## Exercise objective
The material below should be written out in full and exactly; pictures stay out of the copy.

## Dataset content

◇ ◇ ◇

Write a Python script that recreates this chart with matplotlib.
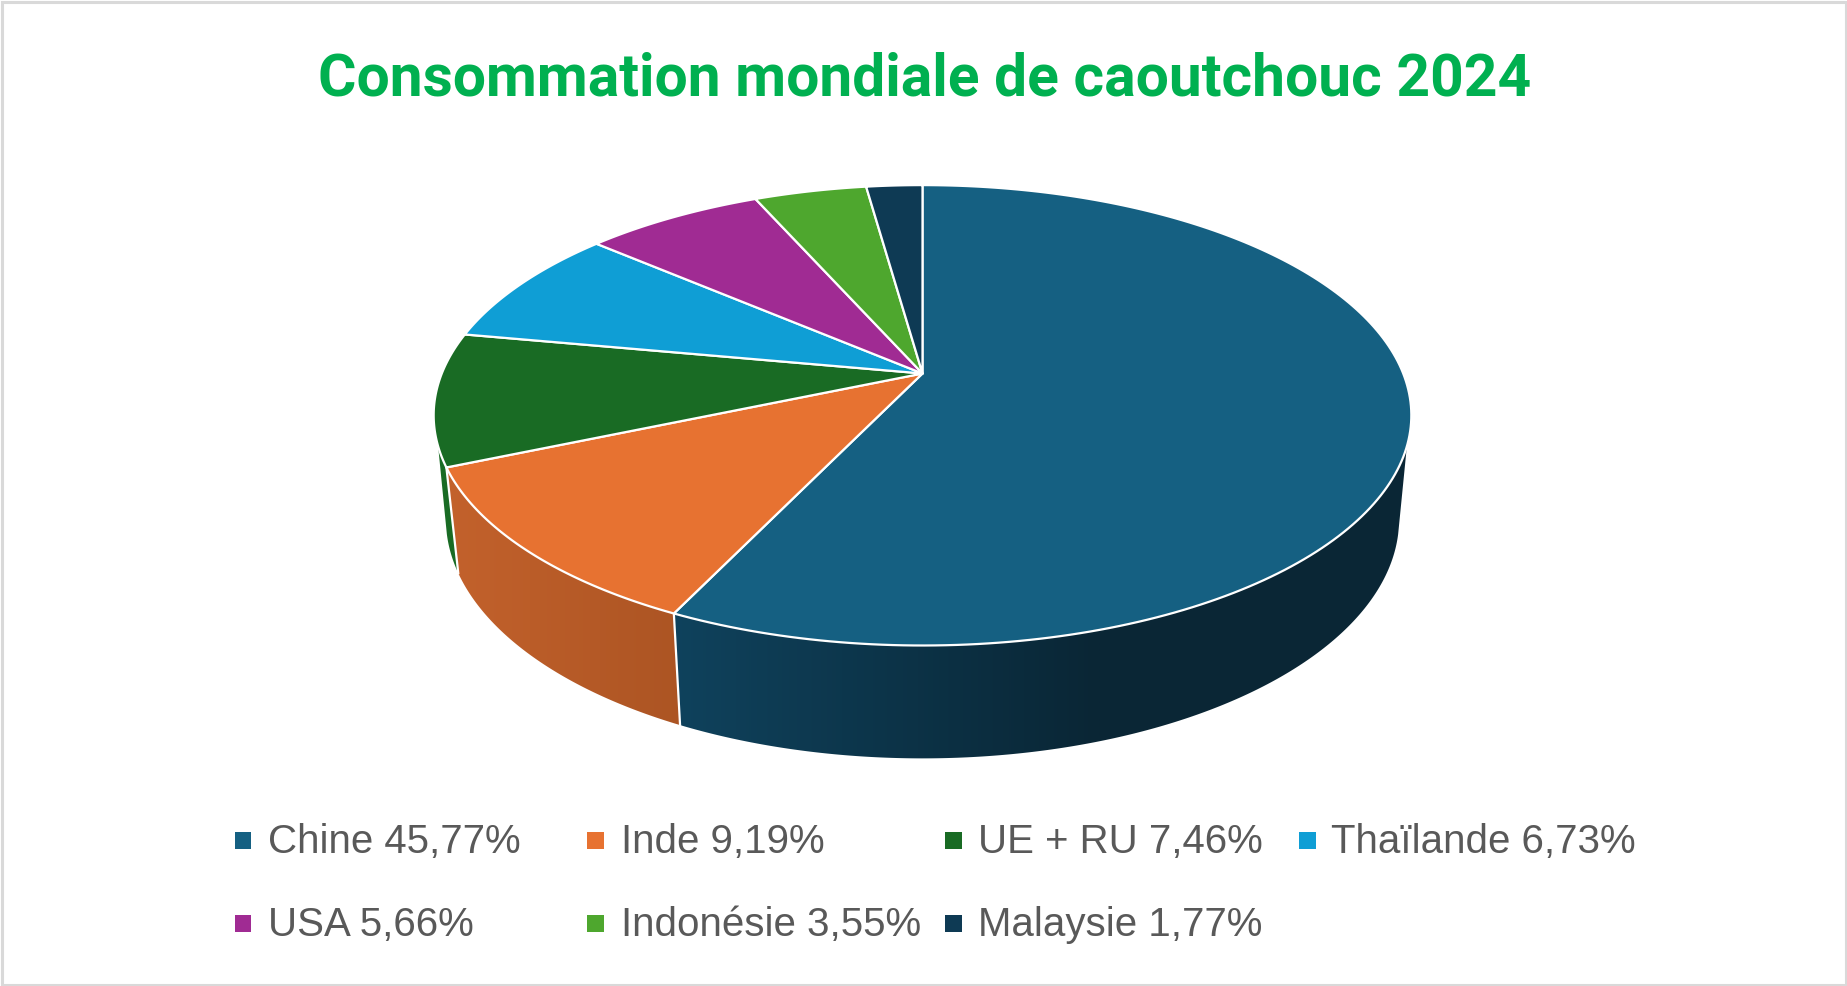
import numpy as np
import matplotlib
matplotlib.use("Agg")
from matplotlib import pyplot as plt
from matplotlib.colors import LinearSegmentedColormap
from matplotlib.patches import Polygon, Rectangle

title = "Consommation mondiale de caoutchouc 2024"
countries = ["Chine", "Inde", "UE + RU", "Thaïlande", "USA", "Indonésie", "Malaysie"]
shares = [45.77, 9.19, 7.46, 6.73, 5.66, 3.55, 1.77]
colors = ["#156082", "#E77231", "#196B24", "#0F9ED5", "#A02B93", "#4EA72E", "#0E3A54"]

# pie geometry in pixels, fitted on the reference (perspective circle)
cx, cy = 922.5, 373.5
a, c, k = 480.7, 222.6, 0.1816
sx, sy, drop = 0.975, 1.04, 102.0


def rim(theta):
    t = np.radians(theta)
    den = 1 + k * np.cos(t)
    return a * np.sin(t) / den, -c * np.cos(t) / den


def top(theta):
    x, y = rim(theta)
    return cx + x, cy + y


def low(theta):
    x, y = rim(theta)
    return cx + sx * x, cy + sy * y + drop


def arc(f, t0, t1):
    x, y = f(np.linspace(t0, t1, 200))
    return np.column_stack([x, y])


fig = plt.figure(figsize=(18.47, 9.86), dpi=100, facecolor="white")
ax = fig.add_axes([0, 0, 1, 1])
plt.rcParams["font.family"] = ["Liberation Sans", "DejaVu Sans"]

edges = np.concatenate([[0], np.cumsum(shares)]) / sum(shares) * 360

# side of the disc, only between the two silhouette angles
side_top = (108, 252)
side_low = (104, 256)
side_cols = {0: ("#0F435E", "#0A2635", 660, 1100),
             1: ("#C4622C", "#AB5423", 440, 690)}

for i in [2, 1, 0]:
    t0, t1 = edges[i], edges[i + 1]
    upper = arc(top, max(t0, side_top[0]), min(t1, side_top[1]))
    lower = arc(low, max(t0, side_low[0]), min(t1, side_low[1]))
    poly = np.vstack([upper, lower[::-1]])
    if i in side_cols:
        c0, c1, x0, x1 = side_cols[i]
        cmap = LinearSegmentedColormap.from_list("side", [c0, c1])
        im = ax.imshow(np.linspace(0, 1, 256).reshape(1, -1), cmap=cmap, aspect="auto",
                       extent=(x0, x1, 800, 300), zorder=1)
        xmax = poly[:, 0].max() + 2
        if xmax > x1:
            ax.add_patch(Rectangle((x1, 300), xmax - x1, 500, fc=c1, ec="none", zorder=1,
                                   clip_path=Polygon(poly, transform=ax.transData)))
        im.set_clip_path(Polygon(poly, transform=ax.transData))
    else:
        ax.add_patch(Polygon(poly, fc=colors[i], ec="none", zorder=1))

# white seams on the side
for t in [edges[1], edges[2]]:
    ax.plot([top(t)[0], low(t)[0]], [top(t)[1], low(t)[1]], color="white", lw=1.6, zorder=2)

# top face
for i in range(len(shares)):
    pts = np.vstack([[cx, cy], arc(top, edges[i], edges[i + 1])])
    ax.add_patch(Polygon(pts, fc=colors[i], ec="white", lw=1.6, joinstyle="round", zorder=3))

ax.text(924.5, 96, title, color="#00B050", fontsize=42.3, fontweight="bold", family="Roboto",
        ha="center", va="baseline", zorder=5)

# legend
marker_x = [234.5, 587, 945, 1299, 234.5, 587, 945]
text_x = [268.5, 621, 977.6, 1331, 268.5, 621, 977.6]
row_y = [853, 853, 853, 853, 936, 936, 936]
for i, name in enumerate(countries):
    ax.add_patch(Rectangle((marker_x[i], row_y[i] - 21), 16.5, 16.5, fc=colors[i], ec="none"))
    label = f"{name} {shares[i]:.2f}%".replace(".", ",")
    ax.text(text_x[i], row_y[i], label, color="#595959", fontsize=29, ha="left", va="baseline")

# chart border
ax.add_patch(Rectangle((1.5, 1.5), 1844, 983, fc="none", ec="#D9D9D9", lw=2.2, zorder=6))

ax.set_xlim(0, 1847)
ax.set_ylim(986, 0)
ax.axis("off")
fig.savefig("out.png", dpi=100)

◇ ◇ ◇

## Correct answer
Write a Python script that recreates this chart with matplotlib.
import numpy as np
import matplotlib
matplotlib.use("Agg")
from matplotlib import pyplot as plt
from matplotlib.colors import LinearSegmentedColormap
from matplotlib.patches import Polygon, Rectangle

title = "Consommation mondiale de caoutchouc 2024"
countries = ["Chine", "Inde", "UE + RU", "Thaïlande", "USA", "Indonésie", "Malaysie"]
shares = [45.77, 9.19, 7.46, 6.73, 5.66, 3.55, 1.77]
colors = ["#156082", "#E77231", "#196B24", "#0F9ED5", "#A02B93", "#4EA72E", "#0E3A54"]

# pie geometry in pixels, fitted on the reference (perspective circle)
cx, cy = 922.5, 373.5
a, c, k = 480.7, 222.6, 0.1816
sx, sy, drop = 0.975, 1.04, 102.0


def rim(theta):
    t = np.radians(theta)
    den = 1 + k * np.cos(t)
    return a * np.sin(t) / den, -c * np.cos(t) / den


def top(theta):
    x, y = rim(theta)
    return cx + x, cy + y


def low(theta):
    x, y = rim(theta)
    return cx + sx * x, cy + sy * y + drop


def arc(f, t0, t1):
    x, y = f(np.linspace(t0, t1, 200))
    return np.column_stack([x, y])


fig = plt.figure(figsize=(18.47, 9.86), dpi=100, facecolor="white")
ax = fig.add_axes([0, 0, 1, 1])
plt.rcParams["font.family"] = ["Liberation Sans", "DejaVu Sans"]

edges = np.concatenate([[0], np.cumsum(shares)]) / sum(shares) * 360

# side of the disc, only between the two silhouette angles
side_top = (108, 252)
side_low = (104, 256)
side_cols = {0: ("#0F435E", "#0A2635", 660, 1100),
             1: ("#C4622C", "#AB5423", 440, 690)}

for i in [2, 1, 0]:
    t0, t1 = edges[i], edges[i + 1]
    upper = arc(top, max(t0, side_top[0]), min(t1, side_top[1]))
    lower = arc(low, max(t0, side_low[0]), min(t1, side_low[1]))
    poly = np.vstack([upper, lower[::-1]])
    if i in side_cols:
        c0, c1, x0, x1 = side_cols[i]
        cmap = LinearSegmentedColormap.from_list("side", [c0, c1])
        im = ax.imshow(np.linspace(0, 1, 256).reshape(1, -1), cmap=cmap, aspect="auto",
                       extent=(x0, x1, 800, 300), zorder=1)
        xmax = poly[:, 0].max() + 2
        if xmax > x1:
            ax.add_patch(Rectangle((x1, 300), xmax - x1, 500, fc=c1, ec="none", zorder=1,
                                   clip_path=Polygon(poly, transform=ax.transData)))
        im.set_clip_path(Polygon(poly, transform=ax.transData))
    else:
        ax.add_patch(Polygon(poly, fc=colors[i], ec="none", zorder=1))

# white seams on the side
for t in [edges[1], edges[2]]:
    ax.plot([top(t)[0], low(t)[0]], [top(t)[1], low(t)[1]], color="white", lw=1.6, zorder=2)

# top face
for i in range(len(shares)):
    pts = np.vstack([[cx, cy], arc(top, edges[i], edges[i + 1])])
    ax.add_patch(Polygon(pts, fc=colors[i], ec="white", lw=1.6, joinstyle="round", zorder=3))

ax.text(924.5, 96, title, color="#00B050", fontsize=42.3, fontweight="bold", family="Roboto",
        ha="center", va="baseline", zorder=5)

# legend
marker_x = [234.5, 587, 945, 1299, 234.5, 587, 945]
text_x = [268.5, 621, 977.6, 1331, 268.5, 621, 977.6]
row_y = [853, 853, 853, 853, 936, 936, 936]
for i, name in enumerate(countries):
    ax.add_patch(Rectangle((marker_x[i], row_y[i] - 21), 16.5, 16.5, fc=colors[i], ec="none"))
    label = f"{name} {shares[i]:.2f}%".replace(".", ",")
    ax.text(text_x[i], row_y[i], label, color="#595959", fontsize=29, ha="left", va="baseline")

# chart border
ax.add_patch(Rectangle((1.5, 1.5), 1844, 983, fc="none", ec="#D9D9D9", lw=2.2, zorder=6))

ax.set_xlim(0, 1847)
ax.set_ylim(986, 0)
ax.axis("off")
fig.savefig("out.png", dpi=100)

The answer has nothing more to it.